You may already recognize Playfish from their flashy Facebook games: Who Has The Biggest Brain?, Word Challenge, and Bowling Buddies. The games have a very similar look and feel to the popular Wii, especially their latest game, Bowling Buddies. Playfish developed the 3 games over the past 6 months and has grown to about 6 million monthly users playing an average of 30 minutes a session. The team attributes this to the social infrastructure that both makes the games more enjoyable and easier to spread. For some perspective, EA’s Pogo.com claims about 14 million visitors per month and has been around since 1999.

For the large part, big gaming publishers have only stuck a toe into social networking. Gaming giant EA’s most notable release to date has been the official version of Scrabble, which currently has around 7,000 DAU (it’s also limited to USA and CAN). However, there’s certainly more to come as these networks watch startups work out the kinks. EA has already done some major releases on the iPhone and has larger plans for their latest acquisition, Rupture. Comparatively, Playfish commands 3 of the top ten gaming apps on Facebook, totaling around 1 million daily active users. The others are belong to notables include SGN, Zynga, and Serious Business.

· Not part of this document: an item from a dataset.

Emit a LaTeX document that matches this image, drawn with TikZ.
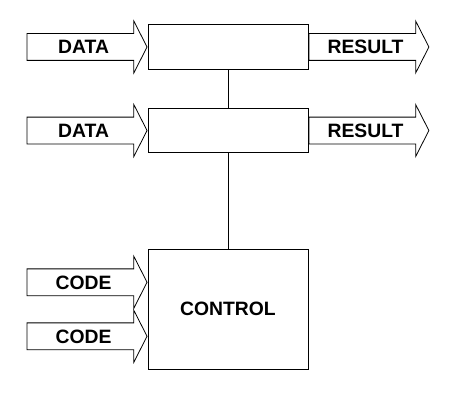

But traditional gaming companies have been beating the startups on one key metric, monetization. PC and console games saw sales up 43% last year to $18.8 billion. Onine gaming is currently a $1 billion a year business. Pogo.com has around 1.5 million members for it’s monthly subscription service, Club Pogo, for which they pay $4.99 a month or $29.99 a year. Free players of the main site are upsold to premium features and game downloads.

But Playfish is taking a similar approach, looking to monetize gamers on all points of the demand curve. Gamers who are happy to play the basic game will be subject to advertising, while players looking for more can pay for upgrades and premium games. Just this past week they released $10 paid upgrades for “Who has the Biggest Brain?” and expect these payments outpace their ad sales. Albeit, their only form of advertisement is video ads displayed after a game set is completed.

While Playfish has yet to cross outside of the Facebook platform on to other platforms, they’ve made great strides to cross continents by translating their top game “Who has the Biggest Brain?” into six languages. The London-based startup also has studios in Norway and Beijing. They’re funded by $3 million in angel financing with a $1 million bridge from Accel.